OneLBriefs
Lumley v. Wagner
42 Eng. Rep. 687 England - 1852
Facts:
- P contracted with D to have her sing in his theatre for 3 months.
- D subsequently agreed to sing in another theatre.
- P sued D in a court of equity seeking an injunction to keep D from singing in other theatres.
Procedural History:
- Lower court found for P, injunction granted.
- Chancery court affirmed, found for P, injunction granted.
Issues:
- Can an injunction be granted to enforce a negative covenant of a contract?
Holding/Rule:
- An injunction can be granted to enforce a negative covenant of a contract.
Reasoning:
- This contract contains a positive covenant (the requirement that the singer sing for the theatre) and a negative covenant (the implied requirement that she wouldn't sing in a different theatre).
- Courts should not enforce necessarily enforce positive covenants like these since we don't want to force employees to work for employers they don't want to work for.

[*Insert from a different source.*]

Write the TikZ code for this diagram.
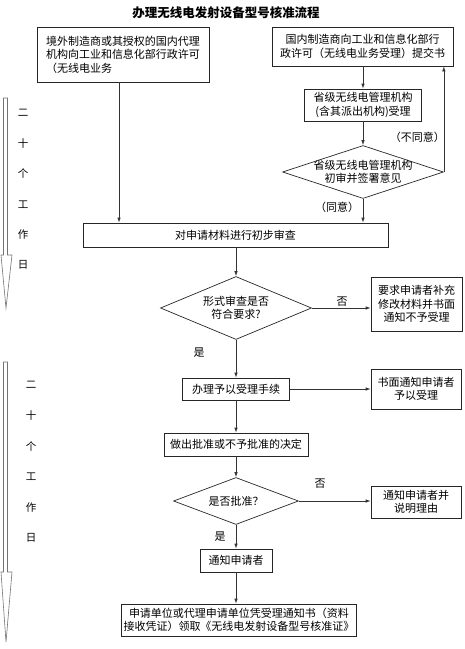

- However, courts can enforce negative covenants if the commodity in question in the contract is sufficiently rare or has a specific talent.
- These types of injunctions should be granted in situations where the remedy at law in inadequate; forcing her to pay for breach would not adequately compensate the P for losing this major talent and having her defect to a different theatre (and it would probably be pretty hard to estimate the damages).
Dissent:
- None.
Notes:
- Specific performance?
- The court will not force her to work with the opera company because of the public policy that the courts will not force persons to perform a personal service for someone else.
- The remedy, then, is a negative injunction to try to push her back to her original employer.